» Required task: Your task is to write out the complete listing exactly as it is shown.

» Dataset content:

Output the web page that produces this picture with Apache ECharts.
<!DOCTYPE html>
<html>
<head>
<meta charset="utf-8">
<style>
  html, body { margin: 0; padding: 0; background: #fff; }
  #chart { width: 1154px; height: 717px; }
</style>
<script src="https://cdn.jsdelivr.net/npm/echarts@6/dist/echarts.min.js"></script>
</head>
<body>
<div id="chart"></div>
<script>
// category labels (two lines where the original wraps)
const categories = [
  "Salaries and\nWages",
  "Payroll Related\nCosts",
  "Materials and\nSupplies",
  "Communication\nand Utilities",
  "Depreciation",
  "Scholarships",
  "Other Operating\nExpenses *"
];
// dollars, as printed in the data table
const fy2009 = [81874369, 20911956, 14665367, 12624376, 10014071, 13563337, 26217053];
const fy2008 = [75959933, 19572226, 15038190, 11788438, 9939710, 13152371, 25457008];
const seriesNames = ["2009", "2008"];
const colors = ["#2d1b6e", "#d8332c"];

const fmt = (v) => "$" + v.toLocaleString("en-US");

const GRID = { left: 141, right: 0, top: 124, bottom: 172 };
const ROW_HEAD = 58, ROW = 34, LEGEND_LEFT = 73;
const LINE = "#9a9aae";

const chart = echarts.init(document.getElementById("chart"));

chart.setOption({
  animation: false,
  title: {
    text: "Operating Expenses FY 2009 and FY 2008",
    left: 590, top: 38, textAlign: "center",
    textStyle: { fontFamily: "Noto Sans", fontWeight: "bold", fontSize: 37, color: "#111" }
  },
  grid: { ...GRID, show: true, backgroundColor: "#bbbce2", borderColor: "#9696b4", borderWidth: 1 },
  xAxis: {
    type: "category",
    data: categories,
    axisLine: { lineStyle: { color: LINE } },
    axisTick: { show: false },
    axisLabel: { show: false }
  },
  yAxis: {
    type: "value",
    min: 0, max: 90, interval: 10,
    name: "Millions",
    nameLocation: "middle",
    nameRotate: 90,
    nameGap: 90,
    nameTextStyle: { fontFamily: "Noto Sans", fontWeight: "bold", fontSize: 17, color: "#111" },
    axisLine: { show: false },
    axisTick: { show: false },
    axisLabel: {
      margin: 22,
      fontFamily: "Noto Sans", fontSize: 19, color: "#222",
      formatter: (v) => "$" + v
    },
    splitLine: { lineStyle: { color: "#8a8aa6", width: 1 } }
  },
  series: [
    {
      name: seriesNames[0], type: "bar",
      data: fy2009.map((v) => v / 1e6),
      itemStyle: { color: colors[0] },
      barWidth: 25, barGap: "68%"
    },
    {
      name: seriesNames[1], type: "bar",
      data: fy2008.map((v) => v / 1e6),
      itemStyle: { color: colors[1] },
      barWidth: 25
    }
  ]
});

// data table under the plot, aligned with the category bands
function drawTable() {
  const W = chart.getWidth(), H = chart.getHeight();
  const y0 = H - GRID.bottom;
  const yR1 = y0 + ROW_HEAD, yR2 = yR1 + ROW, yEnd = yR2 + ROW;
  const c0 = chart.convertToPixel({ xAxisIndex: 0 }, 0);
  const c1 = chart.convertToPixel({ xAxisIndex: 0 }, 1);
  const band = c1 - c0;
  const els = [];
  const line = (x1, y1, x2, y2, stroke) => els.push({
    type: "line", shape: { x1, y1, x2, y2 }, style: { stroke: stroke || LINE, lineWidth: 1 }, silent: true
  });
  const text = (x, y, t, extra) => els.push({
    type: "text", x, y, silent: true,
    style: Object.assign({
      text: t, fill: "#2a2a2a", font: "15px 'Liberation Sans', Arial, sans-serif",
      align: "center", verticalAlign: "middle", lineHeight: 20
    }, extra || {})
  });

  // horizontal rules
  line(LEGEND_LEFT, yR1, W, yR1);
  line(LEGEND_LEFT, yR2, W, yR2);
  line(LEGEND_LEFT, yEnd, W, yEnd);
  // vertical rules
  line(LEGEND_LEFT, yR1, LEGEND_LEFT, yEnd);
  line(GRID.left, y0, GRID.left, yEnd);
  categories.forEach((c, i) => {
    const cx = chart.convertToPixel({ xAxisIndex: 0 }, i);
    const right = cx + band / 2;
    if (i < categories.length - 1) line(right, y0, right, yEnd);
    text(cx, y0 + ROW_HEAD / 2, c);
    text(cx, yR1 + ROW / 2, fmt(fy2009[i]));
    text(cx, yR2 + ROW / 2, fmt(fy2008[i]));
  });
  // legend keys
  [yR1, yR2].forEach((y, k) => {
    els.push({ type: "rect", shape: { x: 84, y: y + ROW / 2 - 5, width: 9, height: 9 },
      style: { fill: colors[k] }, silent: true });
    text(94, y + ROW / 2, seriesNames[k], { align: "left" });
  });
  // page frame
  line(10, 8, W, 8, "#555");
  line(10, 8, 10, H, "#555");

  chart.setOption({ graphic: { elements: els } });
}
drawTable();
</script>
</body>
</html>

» Result of this task:
Output the web page that produces this picture with Apache ECharts.
<!DOCTYPE html>
<html>
<head>
<meta charset="utf-8">
<style>
  html, body { margin: 0; padding: 0; background: #fff; }
  #chart { width: 1154px; height: 717px; }
</style>
<script src="https://cdn.jsdelivr.net/npm/echarts@6/dist/echarts.min.js"></script>
</head>
<body>
<div id="chart"></div>
<script>
// category labels (two lines where the original wraps)
const categories = [
  "Salaries and\nWages",
  "Payroll Related\nCosts",
  "Materials and\nSupplies",
  "Communication\nand Utilities",
  "Depreciation",
  "Scholarships",
  "Other Operating\nExpenses *"
];
// dollars, as printed in the data table
const fy2009 = [81874369, 20911956, 14665367, 12624376, 10014071, 13563337, 26217053];
const fy2008 = [75959933, 19572226, 15038190, 11788438, 9939710, 13152371, 25457008];
const seriesNames = ["2009", "2008"];
const colors = ["#2d1b6e", "#d8332c"];

const fmt = (v) => "$" + v.toLocaleString("en-US");

const GRID = { left: 141, right: 0, top: 124, bottom: 172 };
const ROW_HEAD = 58, ROW = 34, LEGEND_LEFT = 73;
const LINE = "#9a9aae";

const chart = echarts.init(document.getElementById("chart"));

chart.setOption({
  animation: false,
  title: {
    text: "Operating Expenses FY 2009 and FY 2008",
    left: 590, top: 38, textAlign: "center",
    textStyle: { fontFamily: "Noto Sans", fontWeight: "bold", fontSize: 37, color: "#111" }
  },
  grid: { ...GRID, show: true, backgroundColor: "#bbbce2", borderColor: "#9696b4", borderWidth: 1 },
  xAxis: {
    type: "category",
    data: categories,
    axisLine: { lineStyle: { color: LINE } },
    axisTick: { show: false },
    axisLabel: { show: false }
  },
  yAxis: {
    type: "value",
    min: 0, max: 90, interval: 10,
    name: "Millions",
    nameLocation: "middle",
    nameRotate: 90,
    nameGap: 90,
    nameTextStyle: { fontFamily: "Noto Sans", fontWeight: "bold", fontSize: 17, color: "#111" },
    axisLine: { show: false },
    axisTick: { show: false },
    axisLabel: {
      margin: 22,
      fontFamily: "Noto Sans", fontSize: 19, color: "#222",
      formatter: (v) => "$" + v
    },
    splitLine: { lineStyle: { color: "#8a8aa6", width: 1 } }
  },
  series: [
    {
      name: seriesNames[0], type: "bar",
      data: fy2009.map((v) => v / 1e6),
      itemStyle: { color: colors[0] },
      barWidth: 25, barGap: "68%"
    },
    {
      name: seriesNames[1], type: "bar",
      data: fy2008.map((v) => v / 1e6),
      itemStyle: { color: colors[1] },
      barWidth: 25
    }
  ]
});

// data table under the plot, aligned with the category bands
function drawTable() {
  const W = chart.getWidth(), H = chart.getHeight();
  const y0 = H - GRID.bottom;
  const yR1 = y0 + ROW_HEAD, yR2 = yR1 + ROW, yEnd = yR2 + ROW;
  const c0 = chart.convertToPixel({ xAxisIndex: 0 }, 0);
  const c1 = chart.convertToPixel({ xAxisIndex: 0 }, 1);
  const band = c1 - c0;
  const els = [];
  const line = (x1, y1, x2, y2, stroke) => els.push({
    type: "line", shape: { x1, y1, x2, y2 }, style: { stroke: stroke || LINE, lineWidth: 1 }, silent: true
  });
  const text = (x, y, t, extra) => els.push({
    type: "text", x, y, silent: true,
    style: Object.assign({
      text: t, fill: "#2a2a2a", font: "15px 'Liberation Sans', Arial, sans-serif",
      align: "center", verticalAlign: "middle", lineHeight: 20
    }, extra || {})
  });

  // horizontal rules
  line(LEGEND_LEFT, yR1, W, yR1);
  line(LEGEND_LEFT, yR2, W, yR2);
  line(LEGEND_LEFT, yEnd, W, yEnd);
  // vertical rules
  line(LEGEND_LEFT, yR1, LEGEND_LEFT, yEnd);
  line(GRID.left, y0, GRID.left, yEnd);
  categories.forEach((c, i) => {
    const cx = chart.convertToPixel({ xAxisIndex: 0 }, i);
    const right = cx + band / 2;
    if (i < categories.length - 1) line(right, y0, right, yEnd);
    text(cx, y0 + ROW_HEAD / 2, c);
    text(cx, yR1 + ROW / 2, fmt(fy2009[i]));
    text(cx, yR2 + ROW / 2, fmt(fy2008[i]));
  });
  // legend keys
  [yR1, yR2].forEach((y, k) => {
    els.push({ type: "rect", shape: { x: 84, y: y + ROW / 2 - 5, width: 9, height: 9 },
      style: { fill: colors[k] }, silent: true });
    text(94, y + ROW / 2, seriesNames[k], { align: "left" });
  });
  // page frame
  line(10, 8, W, 8, "#555");
  line(10, 8, 10, H, "#555");

  chart.setOption({ graphic: { elements: els } });
}
drawTable();
</script>
</body>
</html>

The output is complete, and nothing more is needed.